Right, but from the guest's point of view, async PF means "it will probably
take a while for the host to get the page, so I may consider doing something
else in the meantime (ie schedule another process if available)".
Except in this case, the guest never gets a chance to run, i.e. it can't do
something else. From the guest point of view, if KVM doesn't inject what is
effectively a spurious async #PF, the VM-Exiting instruction simply took a (really)
long time to execute.
If we are exiting to userspace, it isn't going to be quick anyway, so we can
consider all such faults "long" and warranting the execution of the async PF
protocol. So always injecting a not-present #PF and page ready IRQ doesn't
look too wrong in that case.
There is no "wrong", it's simply wasteful. The fact that the userspace exit is
"long" is completely irrelevant. Decompressing zswap is also slow, but it is
done on the current CPU, i.e. is not background I/O, and so doesn't trigger async
#PFs.
In the guest, if host userspace resolves the fault before redoing KVM_RUN, the
vCPU will get two events back-to-back: an async #PF, and an IRQ signalling completion
of that #PF.
What advantage can you see in it over exiting to userspace (which already exists
in James's series)?
It doesn't exit to userspace :-)
If userspace simply wakes a different task in response to the exit, then KVM
should be able to wake said task, e.g. by signalling an eventfd, and resume the
guest much faster than if the vCPU task needs to roundtrip to userspace.
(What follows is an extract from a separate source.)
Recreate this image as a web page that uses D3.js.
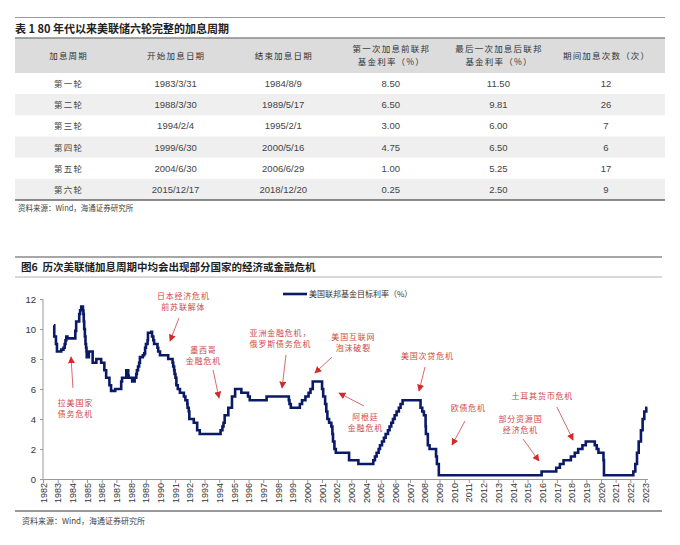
<!DOCTYPE html>
<html><head><meta charset="utf-8">
<script src="https://cdn.jsdelivr.net/npm/d3@7"></script>
<style>body{margin:0;background:#fff;}svg{display:block;}</style>
</head><body>
<svg id="c" width="680" height="545"></svg>
<script>
// ---------- Table data ----------
const tableTitle = "表 1 80 年代以来美联储六轮完整的加息周期";
const tableHeaders = [["加息周期"],["开始加息日期"],["结束加息日期"],["第一次加息前联邦","基金利率（%）"],["最后一次加息后联邦","基金利率（%）"],["期间加息次数（次）"]];
const cycles = ["第一轮","第二轮","第三轮","第四轮","第五轮","第六轮"];
const startDates = ["1983/3/31","1988/3/30","1994/2/4","1999/6/30","2004/6/30","2015/12/17"];
const endDates = ["1984/8/9","1989/5/17","1995/2/1","2000/5/16","2006/6/29","2018/12/20"];
const rateBefore = ["8.50","6.50","3.00","4.75","1.00","0.25"];
const rateAfter = ["11.50","9.81","6.00","6.50","5.25","2.50"];
const hikeCount = ["12","26","7","6","17","9"];
const sourceText = "资料来源：Wind，海通证券研究所";

// ---------- Chart data ----------
const chartTitle = "图6  历次美联储加息周期中均会出现部分国家的经济或金融危机";
const seriesName = "美国联邦基金目标利率（%）";
const yTicks = [0,2,4,6,8,10,12];
const yearLabels = d3.range(1982, 2024).map(String);
const rateDates = ["1982-09-27","1982-10-08","1982-11-19","1982-12-14","1983-03-31","1983-05-25","1983-06-24","1983-07-14","1983-08-04","1983-09-01",
"1984-03-15","1984-04-05","1984-06-20","1984-07-12","1984-08-09","1984-09-20","1984-10-02","1984-10-11","1984-10-22","1984-11-08","1984-11-23","1984-12-07","1984-12-18","1984-12-24",
"1985-02-14","1985-05-20","1985-08-20","1985-12-18","1986-03-07","1986-04-21","1986-07-11","1986-08-21","1986-12-03","1987-04-30","1987-05-22","1987-09-04","1987-10-22","1987-11-04",
"1988-01-28","1988-03-30","1988-05-09","1988-05-25","1988-06-22","1988-07-19","1988-08-08","1988-10-20","1988-11-22","1988-12-15","1989-01-05","1989-02-14","1989-02-24","1989-05-17","1989-06-06","1989-07-07","1989-07-27","1989-10-18","1989-11-06","1989-12-20",
"1990-07-13","1990-10-29","1990-11-14","1990-12-07","1990-12-18","1991-01-09","1991-02-01","1991-03-08","1991-04-30","1991-08-06","1991-09-13","1991-10-31","1991-11-06","1991-12-06","1991-12-20","1992-04-09","1992-07-02","1992-09-04",
"1994-02-04","1994-03-22","1994-04-18","1994-05-17","1994-08-16","1994-11-15","1995-02-01","1995-07-06","1995-12-19","1996-01-31","1997-03-25","1998-09-29","1998-10-15","1998-11-17","1999-06-30","1999-08-24","1999-11-16","2000-02-02","2000-03-21","2000-05-16",
"2001-01-03","2001-01-31","2001-03-20","2001-04-18","2001-05-15","2001-06-27","2001-08-21","2001-09-17","2001-10-02","2001-11-06","2001-12-11","2002-11-06","2003-06-25",
"2004-06-30","2004-08-10","2004-09-21","2004-11-10","2004-12-14","2005-02-02","2005-03-22","2005-05-03","2005-06-30","2005-08-09","2005-09-20","2005-11-01","2005-12-13","2006-01-31","2006-03-28","2006-05-10","2006-06-29",
"2007-09-18","2007-10-31","2007-12-11","2008-01-22","2008-01-30","2008-03-18","2008-04-30","2008-10-08","2008-10-29","2008-12-16",
"2015-12-17","2016-12-15","2017-03-16","2017-06-15","2017-12-14","2018-03-22","2018-06-14","2018-09-27","2018-12-20","2019-08-01","2019-09-19","2019-10-31","2020-03-04","2020-03-16",
"2022-03-17","2022-05-05","2022-06-16","2022-07-28","2022-09-22","2022-11-03","2022-12-15","2023-02-02","2023-03-01"];
const rateValues = [10.25,9.5,9.0,8.5,8.625,8.75,9.0,9.25,9.5,9.375,
9.875,10.5,11.0,11.25,11.5,11.25,11.0,10.5,10.0,9.5,9.0,8.75,8.5,8.125,
8.5,7.75,8.0,7.75,7.25,6.75,6.25,5.875,6.0,6.5,6.75,7.25,6.875,6.75,
6.5,6.75,7.0,7.25,7.5,7.75,8.125,8.25,8.375,8.75,9.0,9.25,9.75,9.8125,9.5,9.25,9.0,8.75,8.5,8.25,
8.0,7.75,7.5,7.25,7.0,6.75,6.25,6.0,5.75,5.5,5.25,5.0,4.75,4.5,4.0,3.75,3.25,3.0,
3.25,3.5,3.75,4.25,4.75,5.5,6.0,5.75,5.5,5.25,5.5,5.25,5.0,4.75,5.0,5.25,5.5,5.75,6.0,6.5,
6.0,5.5,5.0,4.5,4.0,3.75,3.5,3.0,2.5,2.0,1.75,1.25,1.0,
1.25,1.5,1.75,2.0,2.25,2.5,2.75,3.0,3.25,3.5,3.75,4.0,4.25,4.5,4.75,5.0,5.25,
4.75,4.5,4.25,3.5,3.0,2.25,2.0,1.5,1.0,0.25,
0.5,0.75,1.0,1.25,1.5,1.75,2.0,2.25,2.5,2.25,2.0,1.75,1.25,0.25,
0.5,1.0,1.75,2.5,3.25,4.0,4.5,4.75,4.75];

// Crisis annotations (text, anchored in data space: year / rate)
const annoLines = [["拉美国家","债务危机"],["日本经济危机","前苏联解体"],["墨西哥","金融危机"],["亚洲金融危机，","俄罗斯债务危机"],["美国互联网","泡沫破裂"],["阿根廷","金融危机"],["美国次贷危机"],["欧债危机"],["部分资源国","经济危机"],["土耳其货币危机"]];
const annoText = [[1984.18,5.07],[1991.53,12.2],[1992.9,8.6],[1998.14,9.73],[2003.11,9.47],[2003.93,4.13],[2008.15,8.2],[2010.94,4.73],[2014.49,4.0],[2015.98,5.53]];
const annoTail = [[1984.04,6.07],[1991.26,10.73],[1993.58,7.27],[1998.55,8.27],[2001.68,8.13],[2003.86,4.87],[2008.02,7.47],[2010.74,3.87],[2014.69,2.67],[2017.0,4.8]];
const annoHead = [[1983.91,8.13],[1990.65,9.2],[1993.99,5.4],[1998.28,6.07],[2000.52,7.07],[2002.16,5.73],[2007.61,5.87],[2009.86,2.27],[2015.78,1.2],[2018.1,2.6]];

// ---------- Drawing ----------
const svg = d3.select("#c");
const CJK = "'Noto Sans CJK SC','Noto Sans',sans-serif";
const LAT = "'Liberation Sans',Arial,sans-serif";

// Table
const tL = 15, tR = 665;
svg.append("line").attr("x1",tL).attr("x2",tR).attr("y1",17.5).attr("y2",17.5).attr("stroke","#9a9a9a").attr("stroke-width",1);
svg.append("text").attr("x",15).attr("y",33).attr("font-family",CJK).attr("font-size",11).attr("font-weight","bold").attr("fill","#222").text(tableTitle);

const colX = d3.scalePoint().domain(d3.range(6)).range([68,606]);
const headTop = 38, headBot = 73, rowH = (200-73)/6;
svg.append("rect").attr("x",tL).attr("y",headTop).attr("width",tR-tL).attr("height",headBot-headTop).attr("fill","#dcdcdc");
svg.append("line").attr("x1",tL).attr("x2",tR).attr("y1",headTop).attr("y2",headTop).attr("stroke","#8a8a8a").attr("stroke-width",1.5);
tableHeaders.forEach((h,i)=>{
  const t = svg.append("text").attr("x",colX(i)).attr("text-anchor","middle").attr("font-family",CJK).attr("font-size",8.5).attr("fill","#333").attr("letter-spacing",1.2);
  if(h.length===1){ t.append("tspan").attr("x",colX(i)+0.6).attr("y",59).text(h[0]); }
  else { h.forEach((s,k)=>t.append("tspan").attr("x",colX(i)+0.6).attr("y",52+k*13).text(s)); }
});
const cols = [cycles,startDates,endDates,rateBefore,rateAfter,hikeCount];
cycles.forEach((c,r)=>{
  const y0 = headBot + r*rowH;
  if(r%2===1) svg.append("rect").attr("x",tL).attr("y",y0).attr("width",tR-tL).attr("height",rowH).attr("fill","#efefef");
  cols.forEach((col,i)=>{
    svg.append("text").attr("x",colX(i)+(i===0?0.6:0)).attr("y",y0+rowH/2+3.5).attr("text-anchor","middle")
      .attr("font-family",i===0?CJK:LAT).attr("font-size",i===0?8.5:9.5).attr("letter-spacing",i===0?1.2:0).attr("fill","#444").text(col[r]);
  });
});
svg.append("line").attr("x1",tL).attr("x2",tR).attr("y1",200).attr("y2",200).attr("stroke","#666").attr("stroke-width",1.5);
svg.append("text").attr("x",18).attr("y",211).attr("font-family",CJK).attr("font-size",7.5).attr("fill","#444").text(sourceText);

// Chart header
svg.append("line").attr("x1",15).attr("x2",662).attr("y1",257).attr("y2",257).attr("stroke","#8a8a8a").attr("stroke-width",1.5);
svg.append("text").attr("x",21).attr("y",271).attr("font-family",CJK).attr("font-size",10.5).attr("font-weight","bold").attr("fill","#222").attr("xml:space","preserve").text(chartTitle);
svg.append("line").attr("x1",15).attr("x2",662).attr("y1",277).attr("y2",277).attr("stroke","#b0b0b0").attr("stroke-width",1);

// Scales
const parse = d3.timeParse("%Y-%m-%d");
const data = rateDates.map((d,i)=>({date:parse(d), v:rateValues[i]}));
const x = d3.scaleTime().domain([new Date(1982,0,1), new Date(2023,0,1)]).range([43,645]);
const y = d3.scaleLinear().domain([0,12]).range([479,299]);
const yr = t => { const yy=Math.floor(t); return new Date(yy,0,1).getTime() + (t-yy)*365.25*864e5; };
const px = t => x(new Date(yr(t)));

// Y axis
const gy = svg.append("g").attr("transform","translate(43,0)")
  .call(d3.axisLeft(y).tickValues(yTicks).tickSize(3).tickPadding(4).tickFormat(d3.format("d")));
gy.select(".domain").attr("stroke","#999").attr("d","M-0,"+y(12)+"V"+y(0));
gy.selectAll(".tick line").attr("stroke","#999");
gy.selectAll("text").attr("font-family",LAT).attr("font-size",9.5).attr("fill","#333");

// X axis
const yearDates = yearLabels.map(s=>new Date(+s,0,1));
const gx = svg.append("g").attr("transform","translate(0,479)")
  .call(d3.axisBottom(x).tickValues(yearDates).tickSize(4).tickSizeOuter(0).tickFormat(d3.timeFormat("%Y")));
gx.select(".domain").attr("stroke","#999").attr("d","M43,0.5H"+x(new Date(2023,2,15)));
gx.selectAll(".tick line").attr("stroke","#999");
gx.selectAll("text").attr("font-family",LAT).attr("font-size",9).attr("fill","#333")
  .attr("transform","rotate(-90)").attr("text-anchor","end").attr("x",-4).attr("y",0).attr("dy","0.35em");

// Line
const line = d3.line().x(d=>x(d.date)).y(d=>y(d.v)).curve(d3.curveStepAfter);
svg.append("path").datum(data).attr("d",line).attr("fill","none").attr("stroke","#0b1a66").attr("stroke-width",2.6).attr("stroke-linejoin","miter");

// Legend
svg.append("line").attr("x1",283).attr("x2",307).attr("y1",294).attr("y2",294).attr("stroke","#0b1a66").attr("stroke-width",2.6);
svg.append("text").attr("x",309).attr("y",294).attr("dy","0.35em").attr("font-family",CJK).attr("font-size",8).attr("fill","#333").text(seriesName);

// Annotations
const defs = svg.append("defs");
defs.append("marker").attr("id","ah").attr("viewBox","0 0 10 10").attr("refX",9).attr("refY",5)
  .attr("markerWidth",7).attr("markerHeight",7).attr("markerUnits","userSpaceOnUse").attr("orient","auto")
  .append("path").attr("d","M0,0L10,5L0,10z").attr("fill","#d42a2a");
annoLines.forEach((ls,i)=>{
  const [hx,hy]=annoHead[i],[tx,ty]=annoTail[i];
  svg.append("line").attr("x1",px(tx)).attr("y1",y(ty)).attr("x2",px(hx)).attr("y2",y(hy))
    .attr("stroke","#d86a6a").attr("stroke-width",1).attr("marker-end","url(#ah)");
  const t = svg.append("text").attr("text-anchor","middle").attr("font-family",CJK).attr("font-size",8).attr("letter-spacing",0.8).attr("fill","#d04848");
  ls.forEach((s,k)=>t.append("tspan").attr("x",px(annoText[i][0])+0.4).attr("y",y(annoText[i][1])+k*11).attr("dy","0.35em").text(s));
});

// Bottom
svg.append("line").attr("x1",15).attr("x2",662).attr("y1",511).attr("y2",511).attr("stroke","#777").attr("stroke-width",1.5);
svg.append("text").attr("x",22).attr("y",524).attr("font-family",CJK).attr("font-size",8).attr("fill","#444").text(sourceText);
</script>
</body></html>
Whether
or not such an optimization is worth the complexity is an entirely different
question though.
This reminds me of the discussion about VMA-less UFFD that was coming up
several times, such as [1], but AFAIK hasn't materialised into something
actionable. I may be wrong, but James was looking into that and couldn't
figure out a way to scale it sufficiently for his use case and had to stick
with the VM-exit-based approach. Can you see a world where VM-exit
userfaults coexist with no-VM-exit way of handling async PFs?
The issue with UFFD is that it's difficult to provide a generic "point of contact",
whereas with KVM userfault, signalling can be tied to the vCPU, and KVM can provide
per-vCPU buffers/structures to aid communication.
That said, supporting "exitless" KVM userfault would most definitely be premature
optimization without strong evidence it would benefit a real world use case.